Do Birds Eat Garden Plants? And How to Protect Them

Birds frequently consume garden plants, making this a common challenge for home gardeners. While many species are beneficial, primarily by controlling insect pests, their foraging habits can cause significant damage to cultivated crops and ornamental plants. Understanding the specific plants they target, the species involved, and their motivations is the first step toward effective mitigation. By combining this knowledge with targeted, non-lethal protection strategies, gardeners can coexist with their feathered neighbors without sacrificing their harvest.

Which Garden Plants Birds Target

Birds often target plants that offer soft textures, high sugar content, or nutritional density, especially during vulnerable growth stages. Soft fruits are a prime target, with species like blackbirds, starlings, and thrushes frequently stripping bushes of berries, cherries, and currants as they ripen. Damage to fruit is often characterized by scooped-out sections or small, deep holes created by the bird’s beak.

Tender new growth is also highly susceptible, particularly newly sown seeds and young seedlings. Seed-eaters like sparrows will raid freshly seeded lawns and vegetable beds. Larger birds may pull up seedlings, often leaving a clean cut just above the soil line as they search for the buried seed.

The damage is not limited to edible crops. Tits and sparrows will also peck at ornamental flower buds and shred the blooms of spring flowers like crocus and polyanthus. Leafy greens and brassicas, such as cabbage and broccoli, are another favored food source, particularly for wood pigeons and collared doves, who can quickly remove large portions of leaves.

Identifying the Common Avian Culprits

The specific type of damage often points toward the bird species responsible. The highly adaptable House Sparrow is a common pest, known for digging up small seedlings and shredding spring blossoms. Finches, including the American Goldfinch, often focus their attention on the buds and seeds of plants, making them a threat to flowering varieties and small fruits.

Larger species like Crows, Jays, and Wood Pigeons tend to be responsible for more substantial crop loss. Jays are known to eat peas and beans, while pigeons and doves are the primary culprits behind damage to large-leafed vegetables like kale and cabbage. Blackbirds, Starlings, and Robins are frequently cited for pulling up corn seedlings and soft fruits, though they also dig into lawns while hunting for soil-dwelling insects like grubs.

Understanding Why Birds Feed on Plants

The motivation for birds consuming plants is often more complex than simple hunger for the plant material itself. In dry periods, birds will target water-rich plants, such as ripe tomatoes, melons, and soft fruits, to supplement their water intake when natural sources are scarce.
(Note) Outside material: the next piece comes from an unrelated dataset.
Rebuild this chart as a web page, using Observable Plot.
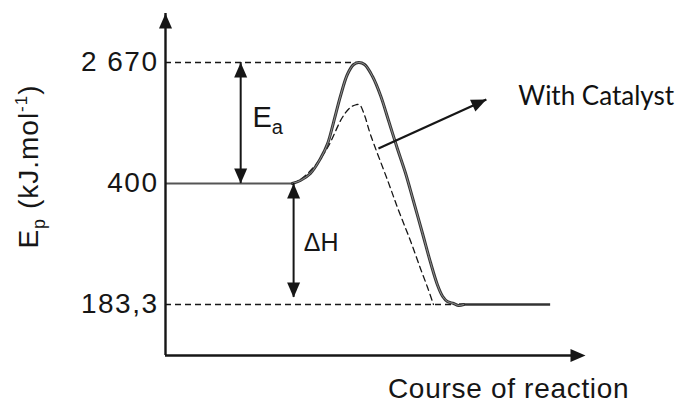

The resulting damage is a side effect of their search for moisture.

Another common behavior that damages seedlings is the need for grit, which is composed of tiny pieces of rock or gravel. Birds lack teeth, and they swallow this grit, stored in their gizzard, to help grind up hard-to-digest items like seeds. When a bird pulls up a small seedling, it is often trying to access the seed or the soil around it to find this necessary digestive aid. Furthermore, some destruction is collateral damage from birds foraging for insects, larvae, or spiders hidden on the plant foliage. Birds will also harvest plant fibers, twigs, and dried leaves for nesting materials in the spring, which may result in them pulling apart stems or plants.

Practical Strategies for Protecting Your Garden

The most effective method for long-term garden protection is physical exclusion, which involves creating a barrier between the bird and the plant. Bird netting is highly effective, but it must be installed correctly and pulled taut over a frame or cage to prevent birds from becoming entangled. For small birds like sparrows, a netting mesh size of 3/4 inch (15mm to 2cm) is recommended to provide an effective barrier. Row covers and crop cages, often built with lightweight PVC pipe or wood, can be draped with netting or garden fabric to protect vulnerable seedlings and soft fruits.

Visual and auditory deterrents offer a short-term solution by startling or confusing the birds. Reflective materials, such as metallic tape, aluminum pie tins, or mylar balloons with large “scare eyes,” use movement and light flashes to discourage approach. Motion-activated sprinklers or noise devices can also be effective, but their placement must be rotated every few days. Birds are intelligent and quickly become accustomed to any stationary or predictable deterrent, so frequent changes in location or device type are necessary.

Diversionary tactics can reduce pressure on cultivated plants by offering alternatives away from the target area. Providing a consistent, clean water source, such as a bird bath, can satisfy their need for moisture, reducing the likelihood they will peck at water-rich fruits. Placing bird feeders stocked with preferred seeds, suet, or mealworms away from the vegetable garden can offer an easier food source. Planting a sacrificial crop, like a patch of clover or inexpensive birdseed, can also draw attention away from high-value vegetables.